Programmes such as Lakshya Mentoring and Daksha Mentoring play a crucial role here, especially for repeaters. Their personalised feedback, regular progress tracking, and focused intervention sessions help align preparation with the demands of each paper.
For optional subjects, pairing this support with an Optional Test Series ensures exposure to diverse question types, updated scholarly perspectives, and consistent writing practice—turning the optional into a scoring advantage.
5. Integrating GS, Essay, and Optional into One Coherent Strategy
The final practice involves viewing the preparation not as isolated components but as a unified intellectual process. Themes such as governance efficiency, economic transitions, technological disruptions, ethical dilemmas, and global political shifts often flow across GS papers, the Essay paper, and the Optional.

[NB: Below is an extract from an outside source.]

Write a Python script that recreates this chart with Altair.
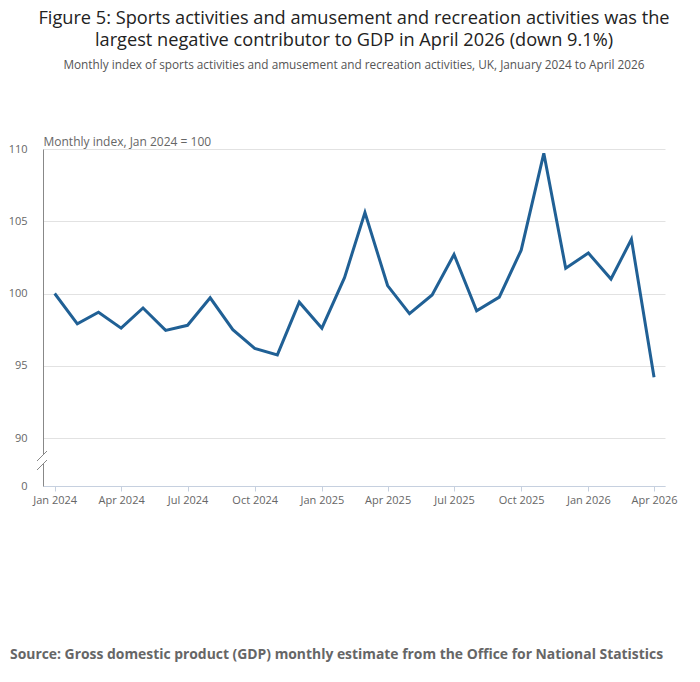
"""Figure 5: sports, amusement and recreation activities monthly index."""

from __future__ import annotations

import altair as alt
import pandas as pd

FONT = "Open Sans"

months = pd.date_range("2024-01-01", "2026-04-01", freq="MS").strftime("%Y-%m-%d").tolist()
index_values = [
    100.0, 97.9, 98.7, 97.6, 99.0, 97.45, 97.8, 99.7, 97.5, 96.2, 95.75, 99.4,
    97.6, 101.1, 105.6, 100.55, 98.6, 99.9, 102.7, 98.8, 99.75, 103.0, 109.7, 101.75,
    102.8, 101.0, 103.75, 94.2,
]
y_ticks = [0, 90, 95, 100, 105, 110]
x_tick_dates = [(2024, 1), (2024, 4), (2024, 7), (2024, 10), (2025, 1), (2025, 4),
                (2025, 7), (2025, 10), (2026, 1), (2026, 4)]

title_lines = [
    "Figure 5: Sports activities and amusement and recreation activities was the",
    "largest negative contributor to GDP in April 2026 (down 9.1%)",
]
subtitle = ("Monthly index of sports activities and amusement and recreation "
            "activities, UK, January 2024 to April 2026")
source = "Source: Gross domestic product (GDP) monthly estimate from the Office for National Statistics"

W, H = 622, 337

df = pd.DataFrame({"date": months, "value": index_values})

x_enc = alt.X(
    "date:T",
    title=None,
    scale=alt.Scale(
        type="utc",
        domain=[alt.DateTime(year=2023, month=12, date=16, utc=True),
                alt.DateTime(year=2026, month=4, date=16, utc=True)],
    ),
    axis=alt.Axis(
        values=[alt.DateTime(year=y, month=m, date=1, utc=True) for y, m in x_tick_dates],
        labelExpr="utcFormat(datum.value, '%b %Y')",
        grid=False,
        domainColor="#c6d0df",
        tickColor="#c6d0df",
        tickSize=5,
        labelFont=FONT,
        labelFontSize=11,
        labelColor="#666666",
        labelPadding=3,
    ),
)

y_enc = alt.Y(
    "value:Q",
    title="Monthly index, Jan 2024 = 100",
    scale=alt.Scale(domain=[0, 90, 110], range=[H, H - 48, 0], nice=False, zero=False),
    axis=alt.Axis(
        values=y_ticks,
        grid=True,
        gridColor="#e2e2e2",
        domainColor="#888888",
        ticks=False,
        labelFont=FONT,
        labelFontSize=11,
        labelColor="#666666",
        labelPadding=16,
        titleFont=FONT,
        titleFontSize=12,
        titleFontWeight="normal",
        titleColor="#666666",
        titleAngle=0,
        titleAlign="left",
        titleBaseline="bottom",
        titleX=0,
        titleY=-1,
    ),
)

line = alt.Chart(df).mark_line(color="#206095", strokeWidth=3).encode(x=x_enc, y=y_enc)

# axis break: gap in the y axis and two slashes
gap = alt.Chart(df.head(1)).mark_rule(color="white", strokeWidth=4).encode(
    x=alt.value(0), y=alt.value(305), y2=alt.value(315)
)
slash1 = alt.Chart(df.head(1)).mark_rule(color="#888888", strokeWidth=1).encode(
    x=alt.value(-6), x2=alt.value(4), y=alt.value(312), y2=alt.value(302)
)
slash2 = alt.Chart(df.head(1)).mark_rule(color="#888888", strokeWidth=1).encode(
    x=alt.value(-6), x2=alt.value(4), y=alt.value(321), y2=alt.value(311)
)

source_text = alt.Chart(pd.DataFrame({"t": [source]})).mark_text(
    font=FONT, fontSize=13.9, fontWeight="bold", color="#666666", align="left", baseline="middle"
).encode(x=alt.value(-33), y=alt.value(506), text="t:N")

chart = (
    alt.layer(line, gap, slash1, slash2, source_text)
    .properties(
        width=W,
        height=H,
        autosize=alt.AutoSizeParams(type="none"),
        padding={"left": 35, "top": 141, "right": 27, "bottom": 180},
        title=alt.TitleParams(
            text=title_lines,
            subtitle=subtitle,
            anchor="middle",
            font=FONT,
            fontSize=18.2,
            fontWeight="normal",
            color="#222222",
            lineHeight=22,
            subtitleFont=FONT,
            subtitleFontSize=11.8,
            subtitleColor="#555555",
            subtitlePadding=10,
            offset=62,
        ),
    )
    .configure_view(stroke=None)
)

chart.save("out.html", embed_options={"renderer": "svg", "actions": False})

When aspirants begin to see these connections, their understanding becomes more layered and their answers naturally more holistic. This integrated approach allows knowledge to reinforce itself across papers, reducing redundancy and enhancing analytical maturity—qualities that UPSC consistently rewards.

Your next attempt should not be a continuation of 2025—it should be a reinvention. Rebuild with depth. Write more incisively. Analyse more broadly. Connect more intelligently. Use the coming year not as a repetition of effort but as the refining period that distinguishes a good attempt from a rank-winning one.
UPSC rewards clarity, maturity, and consistency. The aspirant who learns from the previous attempt rather than resents it inevitably rises. The path to UPSC Mains 2026 is not about erasing what happened; it is about evolving into a candidate with sharper balance, deeper insight, and stronger conviction.
Your weak areas are not your limitations—they are the beginning of your breakthrough.